_PROBLEM DETAILS_
Provide nothing beyond the count of lines that include the string "this".

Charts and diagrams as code
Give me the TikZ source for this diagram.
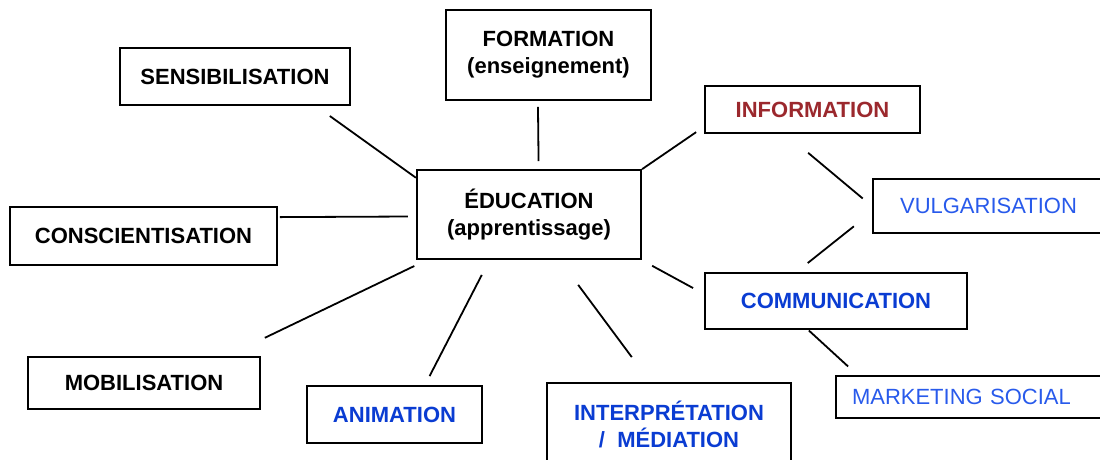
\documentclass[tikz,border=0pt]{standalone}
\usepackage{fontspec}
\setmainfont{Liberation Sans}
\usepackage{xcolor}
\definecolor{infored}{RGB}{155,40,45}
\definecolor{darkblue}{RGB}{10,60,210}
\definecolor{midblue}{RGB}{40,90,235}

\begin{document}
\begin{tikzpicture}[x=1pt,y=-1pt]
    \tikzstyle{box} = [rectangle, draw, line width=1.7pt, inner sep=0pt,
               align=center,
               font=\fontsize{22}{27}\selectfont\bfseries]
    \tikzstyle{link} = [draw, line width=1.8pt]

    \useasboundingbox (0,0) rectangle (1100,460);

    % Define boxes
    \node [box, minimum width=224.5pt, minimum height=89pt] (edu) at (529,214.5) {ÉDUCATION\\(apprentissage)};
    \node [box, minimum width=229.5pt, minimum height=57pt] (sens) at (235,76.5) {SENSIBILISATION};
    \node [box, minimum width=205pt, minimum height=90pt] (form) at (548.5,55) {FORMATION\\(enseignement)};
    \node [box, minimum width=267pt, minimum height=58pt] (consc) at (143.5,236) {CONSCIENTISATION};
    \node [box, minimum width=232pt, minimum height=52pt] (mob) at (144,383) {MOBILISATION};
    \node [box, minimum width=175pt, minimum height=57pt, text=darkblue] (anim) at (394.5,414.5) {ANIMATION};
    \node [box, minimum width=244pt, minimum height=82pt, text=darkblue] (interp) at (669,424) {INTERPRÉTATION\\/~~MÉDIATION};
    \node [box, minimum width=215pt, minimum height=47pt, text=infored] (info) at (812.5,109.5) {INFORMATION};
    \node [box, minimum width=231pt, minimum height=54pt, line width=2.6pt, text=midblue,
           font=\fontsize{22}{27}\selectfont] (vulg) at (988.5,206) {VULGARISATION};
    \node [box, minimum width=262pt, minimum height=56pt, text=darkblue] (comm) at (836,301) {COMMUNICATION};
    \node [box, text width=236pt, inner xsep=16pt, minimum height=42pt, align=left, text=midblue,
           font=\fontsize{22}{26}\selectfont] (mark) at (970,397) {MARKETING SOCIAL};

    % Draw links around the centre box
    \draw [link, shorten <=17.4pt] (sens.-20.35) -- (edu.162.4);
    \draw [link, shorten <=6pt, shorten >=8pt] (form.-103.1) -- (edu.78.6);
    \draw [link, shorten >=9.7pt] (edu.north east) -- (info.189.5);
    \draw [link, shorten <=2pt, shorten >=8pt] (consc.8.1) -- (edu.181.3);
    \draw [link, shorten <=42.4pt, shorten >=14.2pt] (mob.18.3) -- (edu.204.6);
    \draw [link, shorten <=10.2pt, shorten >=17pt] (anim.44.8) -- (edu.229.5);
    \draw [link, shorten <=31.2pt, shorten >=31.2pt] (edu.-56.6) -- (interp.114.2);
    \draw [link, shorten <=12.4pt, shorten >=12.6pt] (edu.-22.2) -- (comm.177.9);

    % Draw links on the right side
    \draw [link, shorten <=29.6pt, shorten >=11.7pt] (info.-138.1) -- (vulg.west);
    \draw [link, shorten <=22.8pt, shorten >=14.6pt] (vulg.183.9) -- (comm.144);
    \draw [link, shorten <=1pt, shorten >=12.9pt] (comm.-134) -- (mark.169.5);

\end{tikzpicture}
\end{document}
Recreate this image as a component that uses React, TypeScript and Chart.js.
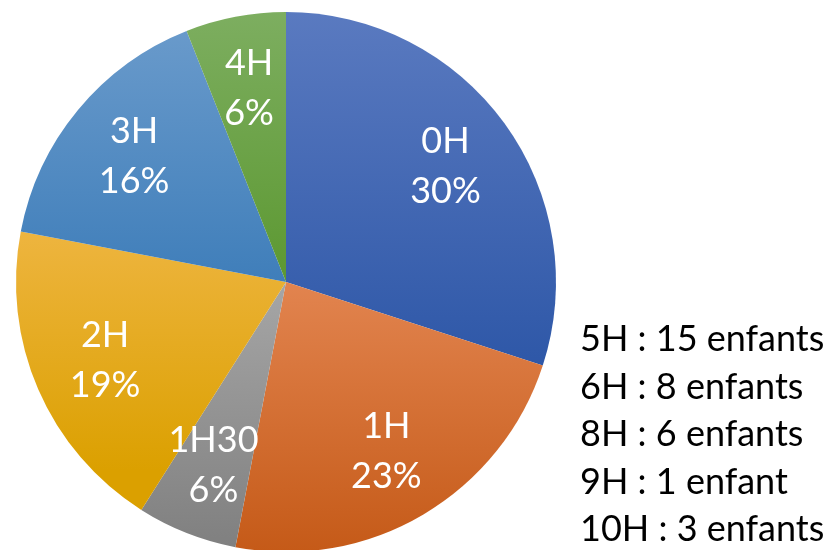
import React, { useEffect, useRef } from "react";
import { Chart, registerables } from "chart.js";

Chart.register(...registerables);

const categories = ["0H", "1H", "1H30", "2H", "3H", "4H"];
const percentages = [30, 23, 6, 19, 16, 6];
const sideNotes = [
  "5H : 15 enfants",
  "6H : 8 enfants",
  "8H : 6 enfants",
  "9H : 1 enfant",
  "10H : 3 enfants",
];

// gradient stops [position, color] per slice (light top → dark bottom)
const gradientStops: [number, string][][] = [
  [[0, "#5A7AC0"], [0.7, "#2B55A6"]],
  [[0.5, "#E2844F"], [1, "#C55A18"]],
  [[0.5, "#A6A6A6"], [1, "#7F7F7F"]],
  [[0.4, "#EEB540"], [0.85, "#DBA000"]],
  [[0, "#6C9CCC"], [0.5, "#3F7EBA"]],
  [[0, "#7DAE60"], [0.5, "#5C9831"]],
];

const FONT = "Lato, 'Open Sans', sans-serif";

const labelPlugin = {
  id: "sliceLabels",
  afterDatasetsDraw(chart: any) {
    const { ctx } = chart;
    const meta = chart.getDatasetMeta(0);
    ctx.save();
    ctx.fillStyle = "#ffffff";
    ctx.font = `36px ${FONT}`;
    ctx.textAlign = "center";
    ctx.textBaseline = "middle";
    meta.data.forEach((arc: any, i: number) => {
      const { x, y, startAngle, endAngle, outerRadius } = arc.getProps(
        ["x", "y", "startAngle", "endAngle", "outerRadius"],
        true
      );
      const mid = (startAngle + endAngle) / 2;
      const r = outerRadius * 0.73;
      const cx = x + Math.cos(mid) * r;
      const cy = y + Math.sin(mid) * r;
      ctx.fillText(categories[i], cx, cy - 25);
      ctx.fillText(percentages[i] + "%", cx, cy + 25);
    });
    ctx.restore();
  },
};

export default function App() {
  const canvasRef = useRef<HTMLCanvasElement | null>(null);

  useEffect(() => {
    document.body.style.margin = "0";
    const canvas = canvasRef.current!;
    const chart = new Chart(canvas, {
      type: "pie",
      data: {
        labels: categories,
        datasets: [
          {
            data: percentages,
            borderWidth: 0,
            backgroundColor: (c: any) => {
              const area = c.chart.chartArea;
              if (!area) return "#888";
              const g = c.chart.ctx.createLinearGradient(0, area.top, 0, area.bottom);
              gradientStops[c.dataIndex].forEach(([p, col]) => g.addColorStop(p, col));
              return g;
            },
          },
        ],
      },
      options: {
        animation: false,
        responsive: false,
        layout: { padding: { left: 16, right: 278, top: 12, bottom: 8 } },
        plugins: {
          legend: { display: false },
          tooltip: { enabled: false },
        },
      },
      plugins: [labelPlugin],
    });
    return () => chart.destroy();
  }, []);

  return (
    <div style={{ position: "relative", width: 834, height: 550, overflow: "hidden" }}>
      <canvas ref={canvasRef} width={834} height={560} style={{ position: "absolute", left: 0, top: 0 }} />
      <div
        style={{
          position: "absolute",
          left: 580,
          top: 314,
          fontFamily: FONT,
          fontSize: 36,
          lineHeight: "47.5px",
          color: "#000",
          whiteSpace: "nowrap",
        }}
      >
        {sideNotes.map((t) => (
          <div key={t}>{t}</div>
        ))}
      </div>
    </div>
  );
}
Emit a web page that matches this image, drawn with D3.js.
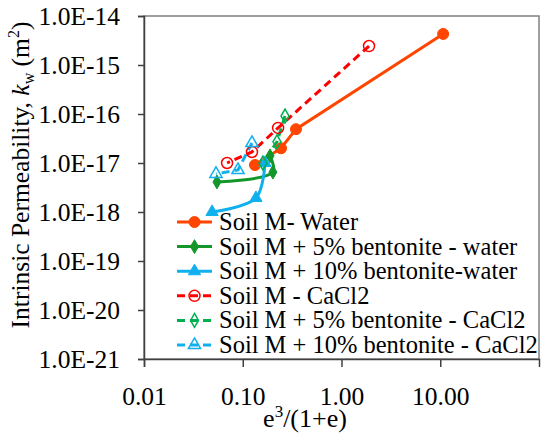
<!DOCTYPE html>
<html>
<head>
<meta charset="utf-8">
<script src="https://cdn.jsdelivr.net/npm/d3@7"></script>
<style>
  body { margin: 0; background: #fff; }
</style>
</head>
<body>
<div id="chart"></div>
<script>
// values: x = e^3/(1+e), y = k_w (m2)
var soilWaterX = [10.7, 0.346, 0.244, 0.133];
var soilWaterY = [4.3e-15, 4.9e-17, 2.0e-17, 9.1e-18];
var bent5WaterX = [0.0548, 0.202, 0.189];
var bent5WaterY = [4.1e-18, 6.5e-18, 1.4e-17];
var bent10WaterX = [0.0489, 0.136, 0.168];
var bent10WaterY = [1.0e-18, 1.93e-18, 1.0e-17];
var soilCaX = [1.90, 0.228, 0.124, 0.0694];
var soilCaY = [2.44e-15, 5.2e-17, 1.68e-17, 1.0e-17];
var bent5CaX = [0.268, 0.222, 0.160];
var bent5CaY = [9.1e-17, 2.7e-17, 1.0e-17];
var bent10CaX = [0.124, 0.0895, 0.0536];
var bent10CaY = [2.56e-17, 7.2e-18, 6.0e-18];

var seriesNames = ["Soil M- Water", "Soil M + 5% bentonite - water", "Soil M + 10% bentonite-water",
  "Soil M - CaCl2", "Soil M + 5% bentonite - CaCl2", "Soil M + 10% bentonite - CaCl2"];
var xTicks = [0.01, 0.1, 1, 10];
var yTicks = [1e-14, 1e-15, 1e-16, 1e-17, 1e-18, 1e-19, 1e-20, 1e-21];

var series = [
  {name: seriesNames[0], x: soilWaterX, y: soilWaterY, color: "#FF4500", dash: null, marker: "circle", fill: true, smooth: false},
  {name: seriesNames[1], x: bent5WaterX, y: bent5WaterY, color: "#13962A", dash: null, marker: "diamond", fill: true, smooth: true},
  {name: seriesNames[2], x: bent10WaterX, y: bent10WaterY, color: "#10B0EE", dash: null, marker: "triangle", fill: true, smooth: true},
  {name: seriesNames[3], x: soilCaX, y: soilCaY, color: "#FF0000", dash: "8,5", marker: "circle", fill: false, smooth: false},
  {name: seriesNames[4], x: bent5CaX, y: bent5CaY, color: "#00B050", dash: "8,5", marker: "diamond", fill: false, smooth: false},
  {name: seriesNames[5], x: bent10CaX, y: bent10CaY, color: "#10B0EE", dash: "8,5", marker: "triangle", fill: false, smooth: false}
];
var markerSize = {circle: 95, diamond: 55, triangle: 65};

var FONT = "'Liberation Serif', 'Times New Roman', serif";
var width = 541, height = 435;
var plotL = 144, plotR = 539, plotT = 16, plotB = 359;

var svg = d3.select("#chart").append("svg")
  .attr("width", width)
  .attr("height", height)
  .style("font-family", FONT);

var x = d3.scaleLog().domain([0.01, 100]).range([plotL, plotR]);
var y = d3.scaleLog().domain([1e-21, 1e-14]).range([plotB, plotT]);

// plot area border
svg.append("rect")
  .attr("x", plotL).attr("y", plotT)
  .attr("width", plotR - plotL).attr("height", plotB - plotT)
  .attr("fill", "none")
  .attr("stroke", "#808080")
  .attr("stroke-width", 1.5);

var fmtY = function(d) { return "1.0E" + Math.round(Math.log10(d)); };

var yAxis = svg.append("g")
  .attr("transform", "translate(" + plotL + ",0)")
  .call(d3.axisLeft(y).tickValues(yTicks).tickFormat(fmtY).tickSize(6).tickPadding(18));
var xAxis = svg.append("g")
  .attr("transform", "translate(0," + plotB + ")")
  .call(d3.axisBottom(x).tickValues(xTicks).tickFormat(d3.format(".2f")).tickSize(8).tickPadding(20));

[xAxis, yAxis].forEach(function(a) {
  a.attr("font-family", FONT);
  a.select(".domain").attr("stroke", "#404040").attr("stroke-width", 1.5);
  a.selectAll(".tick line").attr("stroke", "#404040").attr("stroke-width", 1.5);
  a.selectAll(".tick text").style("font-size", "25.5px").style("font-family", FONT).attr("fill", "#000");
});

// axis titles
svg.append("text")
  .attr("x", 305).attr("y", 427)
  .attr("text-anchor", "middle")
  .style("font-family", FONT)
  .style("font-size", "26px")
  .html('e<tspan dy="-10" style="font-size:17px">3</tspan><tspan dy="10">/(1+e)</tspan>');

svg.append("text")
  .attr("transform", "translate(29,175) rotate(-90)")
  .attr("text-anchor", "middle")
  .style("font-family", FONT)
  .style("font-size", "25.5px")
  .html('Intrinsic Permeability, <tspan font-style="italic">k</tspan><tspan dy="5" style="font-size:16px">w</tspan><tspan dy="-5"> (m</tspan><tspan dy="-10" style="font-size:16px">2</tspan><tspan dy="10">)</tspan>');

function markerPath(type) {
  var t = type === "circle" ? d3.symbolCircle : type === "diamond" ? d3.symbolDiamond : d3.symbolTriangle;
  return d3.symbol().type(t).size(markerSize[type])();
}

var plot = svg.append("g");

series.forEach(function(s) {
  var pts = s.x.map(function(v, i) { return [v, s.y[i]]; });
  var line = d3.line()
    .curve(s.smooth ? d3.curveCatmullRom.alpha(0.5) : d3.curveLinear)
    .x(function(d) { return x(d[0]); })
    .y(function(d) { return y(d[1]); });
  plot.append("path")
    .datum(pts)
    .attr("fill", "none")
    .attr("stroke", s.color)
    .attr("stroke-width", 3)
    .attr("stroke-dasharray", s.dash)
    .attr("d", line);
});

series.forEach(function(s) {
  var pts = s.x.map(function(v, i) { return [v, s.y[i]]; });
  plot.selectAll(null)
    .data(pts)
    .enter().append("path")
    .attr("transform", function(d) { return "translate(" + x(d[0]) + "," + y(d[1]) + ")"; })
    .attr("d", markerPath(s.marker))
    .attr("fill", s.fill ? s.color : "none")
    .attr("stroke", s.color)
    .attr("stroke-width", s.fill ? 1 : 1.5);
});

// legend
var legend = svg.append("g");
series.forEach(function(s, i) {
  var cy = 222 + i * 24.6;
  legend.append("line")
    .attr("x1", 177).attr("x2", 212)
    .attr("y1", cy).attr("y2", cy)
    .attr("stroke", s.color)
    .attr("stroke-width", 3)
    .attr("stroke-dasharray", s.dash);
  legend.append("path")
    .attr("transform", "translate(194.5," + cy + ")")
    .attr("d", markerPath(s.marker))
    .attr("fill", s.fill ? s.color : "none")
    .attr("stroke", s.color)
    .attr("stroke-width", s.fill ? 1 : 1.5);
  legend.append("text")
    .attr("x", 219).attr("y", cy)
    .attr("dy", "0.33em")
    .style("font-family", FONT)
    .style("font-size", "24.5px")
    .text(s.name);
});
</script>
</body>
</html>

_FULL SOLUTION_
3